Turnout in Virginia's gubernatorial election appeared to be higher than some predictions, countering conventional wisdom that says negative campaigns depress voter participation.
Originally forecast to have historically low turnout, the steady stream of voters entering Virginia polling centers Tuesday suggested the contentious gubernatorial race did not necessarily deter voters.
"The fact that it's a little higher than expected, I think this election might show two things: Negative campaigns can have an impact on results, and it doesn't necessarily depress the turnout," said Bob Holsworth, a former Virginia Commonwealth University professor and longtime observer of state politics. "The constant barrage reminded people there's an election today."
Well before the traditional Labor Day start to the campaign season, Democrat Terry McAuliffe and Republican Kenneth T. Cuccinelli II were launching negative ads at one another, and the televised swipes only increased thereafter.
But if voters were fatigued, it didn't show when the polls opened Tuesday. By mid-morning at the Cora Kelly School for Math, Science and Technology in Alexandria, about 600 people had voted, a poll volunteer said, which is a surprisingly large high number given the nonpresidential year.
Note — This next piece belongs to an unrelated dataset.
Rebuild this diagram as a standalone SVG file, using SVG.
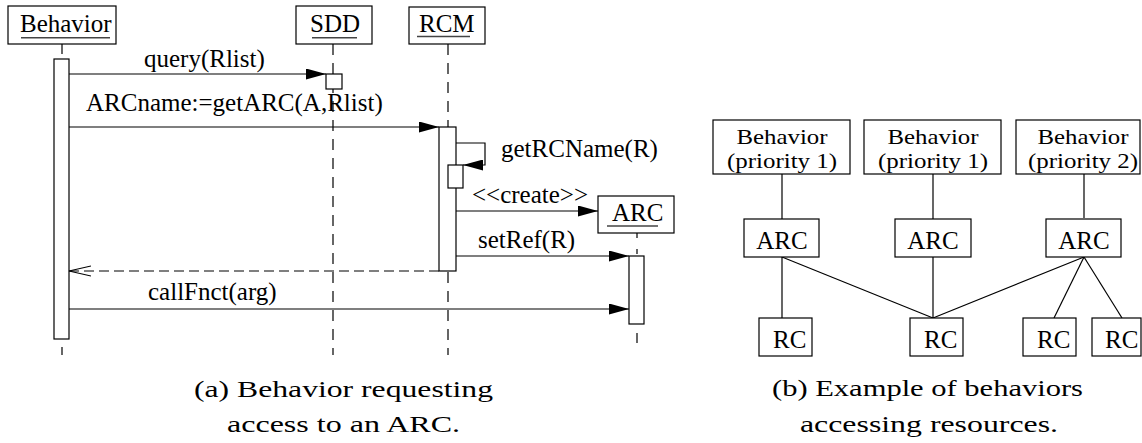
<svg xmlns="http://www.w3.org/2000/svg" width="1142" height="443" viewBox="0 0 1142 443">
  <style>
    .box { fill: #fff; stroke: #000; stroke-width: 1.2; }
    .bar { fill: #fff; stroke: #000; stroke-width: 1.2; }
    .t { font-family: "Liberation Serif", "Times New Roman", serif; font-size: 25px; fill: #000; }
    .tc { font-family: "Liberation Serif", "Times New Roman", serif; font-size: 25px; fill: #000; text-anchor: middle; }
    .tb { font-family: "Liberation Serif", "Times New Roman", serif; font-size: 22px; fill: #000; text-anchor: middle; }
    .cap { font-family: "Liberation Serif", "Times New Roman", serif; font-size: 23px; fill: #000; text-anchor: middle; }
    .ul { stroke: #444; stroke-width: 1.6; }
    .life { stroke: #000; stroke-width: 1.2; stroke-dasharray: 11 8; fill: none; }
    .msg { stroke: #000; stroke-width: 1.2; fill: none; }
    .ret { stroke: #000; stroke-width: 1.2; fill: none; stroke-dasharray: 10 5; }
    .link { stroke: #000; stroke-width: 1.2; fill: none; }
  </style>
  <defs>
    <marker id="solid" viewBox="0 0 20 11" refX="20" refY="5.5" markerWidth="20" markerHeight="11" markerUnits="userSpaceOnUse" orient="auto">
      <path d="M0,0 L20,5.5 L0,11 z" fill="#000"/>
    </marker>
    <marker id="open" viewBox="0 0 24 12" refX="22" refY="6" markerWidth="24" markerHeight="12" markerUnits="userSpaceOnUse" orient="auto">
      <path d="M0,1 L22,6 L0,11" fill="none" stroke="#000" stroke-width="1.2"/>
    </marker>
  </defs>

  <!-- (a) sequence diagram: lifelines drawn first, activation bars on top -->
  <g id="lifelines">
    <line class="msg" x1="62" y1="44" x2="62" y2="54"/>
    <line class="msg" x1="62" y1="347" x2="62" y2="355"/>
    <line class="life" x1="333" y1="44" x2="333" y2="355"/>
    <line class="life" x1="448" y1="44" x2="448" y2="355"/>
    <line class="life" x1="637" y1="233" x2="637" y2="256" style="stroke-dasharray:5 11"/>
    <line class="msg" x1="637" y1="333" x2="637" y2="343"/>
  </g>

  <g id="behavior">
    <rect class="box" x="8" y="6" width="108" height="38"/>
    <text class="t" x="20" y="32">Behavior</text>
    <line class="ul" x1="21" y1="37.7" x2="110" y2="37.7"/>
    <rect class="bar" x="54" y="59" width="15" height="280"/>
  </g>

  <g id="sdd">
    <rect class="box" x="296" y="6" width="76" height="38"/>
    <text class="t" x="310" y="32">SDD</text>
    <line class="ul" x1="312" y1="37.7" x2="357" y2="37.7"/>
    <rect class="bar" x="326" y="74" width="16" height="15"/>
  </g>

  <g id="rcm">
    <rect class="box" x="409" y="7" width="76" height="37"/>
    <text class="t" x="419" y="32">RCM</text>
    <line class="ul" x1="417" y1="36.5" x2="470" y2="36.5"/>
    <rect class="bar" x="439" y="127" width="17" height="144"/>
    <rect class="bar" x="448" y="165" width="15" height="23"/>
  </g>

  <g id="arc">
    <rect class="box" x="598" y="196" width="76" height="37"/>
    <text class="t" x="612" y="221">ARC</text>
    <line class="ul" x1="607" y1="226" x2="658" y2="226"/>
    <rect class="bar" x="629" y="256" width="15" height="68"/>
  </g>

  <g id="messages">
    <line class="msg" x1="69" y1="74" x2="326" y2="74" marker-end="url(#solid)"/>
    <line class="msg" x1="69" y1="127" x2="439" y2="127" marker-end="url(#solid)"/>
    <path class="msg" d="M456,143 H485 V165 H463" marker-end="url(#solid)"/>
    <line class="msg" x1="456" y1="211" x2="598" y2="211" marker-end="url(#solid)"/>
    <line class="msg" x1="456" y1="256" x2="629" y2="256" marker-end="url(#solid)"/>
    <line class="ret" x1="439" y1="271" x2="69" y2="271" marker-end="url(#open)"/>
    <line class="msg" x1="69" y1="309" x2="629" y2="309" marker-end="url(#solid)"/>
  </g>

  <g id="message-labels">
    <text class="t" x="144" y="67">query(Rlist)</text>
    <text class="t" x="86" y="111">ARCname:=getARC(A,Rlist)</text>
    <text class="t" x="501" y="157">getRCName(R)</text>
    <text class="t" x="472" y="203">&lt;&lt;create&gt;&gt;</text>
    <text class="t" x="478" y="248">setRef(R)</text>
    <text class="t" x="148" y="300">callFnct(arg)</text>
  </g>

  <g id="caption-a">
    <text class="cap" x="343.5" y="397" textLength="299" lengthAdjust="spacingAndGlyphs">(a) Behavior requesting</text>
    <text class="cap" x="343.5" y="432" textLength="233" lengthAdjust="spacingAndGlyphs">access to an ARC.</text>
  </g>

  <!-- (b) behaviors, their ARCs and the shared resources -->
  <g id="links">
    <line class="link" x1="782" y1="174" x2="782" y2="219"/>
    <line class="link" x1="933" y1="174" x2="933" y2="219"/>
    <line class="link" x1="1084" y1="174" x2="1084" y2="218"/>
    <line class="link" x1="782" y1="257" x2="782" y2="318"/>
    <line class="link" x1="782" y1="257" x2="933" y2="318"/>
    <line class="link" x1="933" y1="257" x2="933" y2="318"/>
    <line class="link" x1="1084" y1="257" x2="933" y2="318"/>
    <line class="link" x1="1084" y1="257" x2="1054" y2="318"/>
    <line class="link" x1="1084" y1="257" x2="1122" y2="318"/>
  </g>

  <g id="behavior-1">
    <rect class="box" x="713" y="120" width="137" height="54"/>
    <text class="tb" x="782" y="144" textLength="91" lengthAdjust="spacingAndGlyphs">Behavior</text>
    <text class="tb" x="782" y="168" textLength="110" lengthAdjust="spacingAndGlyphs">(priority 1)</text>
  </g>
  <g id="behavior-2">
    <rect class="box" x="864" y="120" width="137" height="54"/>
    <text class="tb" x="933" y="144" textLength="91" lengthAdjust="spacingAndGlyphs">Behavior</text>
    <text class="tb" x="933" y="168" textLength="110" lengthAdjust="spacingAndGlyphs">(priority 1)</text>
  </g>
  <g id="behavior-3">
    <rect class="box" x="1016" y="120" width="124" height="54"/>
    <text class="tb" x="1083" y="144" textLength="91" lengthAdjust="spacingAndGlyphs">Behavior</text>
    <text class="tb" x="1083" y="168" textLength="110" lengthAdjust="spacingAndGlyphs">(priority 2)</text>
  </g>

  <g id="arc-1">
    <rect class="box" x="744" y="219" width="75" height="38"/>
    <text class="tc" x="782" y="249">ARC</text>
  </g>
  <g id="arc-2">
    <rect class="box" x="895" y="219" width="76" height="38"/>
    <text class="tc" x="933" y="249">ARC</text>
  </g>
  <g id="arc-3">
    <rect class="box" x="1046" y="219" width="75" height="38"/>
    <text class="tc" x="1084" y="249">ARC</text>
  </g>

  <g id="rc-1">
    <rect class="box" x="759" y="318" width="53" height="38"/>
    <text class="t" x="773" y="348">RC</text>
  </g>
  <g id="rc-2">
    <rect class="box" x="910" y="318" width="53" height="38"/>
    <text class="t" x="924" y="348">RC</text>
  </g>
  <g id="rc-3">
    <rect class="box" x="1023" y="318" width="53" height="38"/>
    <text class="t" x="1037" y="348">RC</text>
  </g>
  <g id="rc-4">
    <rect class="box" x="1092" y="318" width="49" height="38"/>
    <text class="t" x="1105" y="348">RC</text>
  </g>

  <g id="caption-b">
    <text class="cap" x="927.5" y="396" textLength="311" lengthAdjust="spacingAndGlyphs">(b) Example of behaviors</text>
    <text class="cap" x="929" y="432" textLength="258" lengthAdjust="spacingAndGlyphs">accessing resources.</text>
  </g>
</svg>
"I don't know the cause, but it may be that it's not just an election with a bunch of delegates," he said.
Walking out of the center, 63-year-old Gilbert Teasley said he tries to vote on every Election Day, "but especially this one I thought was really important."
"McAuliffe might not be the best candidate, but he can kind of get us headed in the right direction," he added.
Having to choose between the more palatable of two candidates could actually be a reason for a boost in voter participation, suggested Mark Rozell, a professor of public policy at George Mason University.
"If you think the one person is really bad, you're going to be out there voting for the lesser of two evils," he said. "It's a common misperception that negative campaigns drive voting participation down. Oftentimes it's quite the opposite. Negative campaigns may drive up the intensity of opposition to one of the candidates and actually end up vastly increasing turnouts."
The perception that negative campaigns could keep voters at bay got its start in the 1980s, said Quentin Kidd, the director of Christopher Newport University's Wason Center for Public Policy,
"Negative campaigns via television first became a big force in politics and people noticed that people got depressed and turned-off on politics," he said. "They complained how nasty it is. There were a couple of elections where the turnout was lower than expected and it was attributed to negative campaigns."
But that notion might not be accurate anymore, Mr. Kidd said. A negative campaign can actually energize a candidate's supporters.
"It's almost like 'Oh, yeah, good hit. I don't like that guy either,' " Mr. Kidd said. "I think we've just got a more sophisticated view of what a negative campaign can do."
The candidates' sparring might have been what drove so many voters to the polls, Mr. Rozell said, because in some cases when a race isn't exciting, the result can be low participation.
"It's not whether campaigns are positive or negative, it's the intensity of feelings voters have in one direction or another," Mr. Rozell said. "You don't need to get a positive reason to go vote, you just need a reason to vote."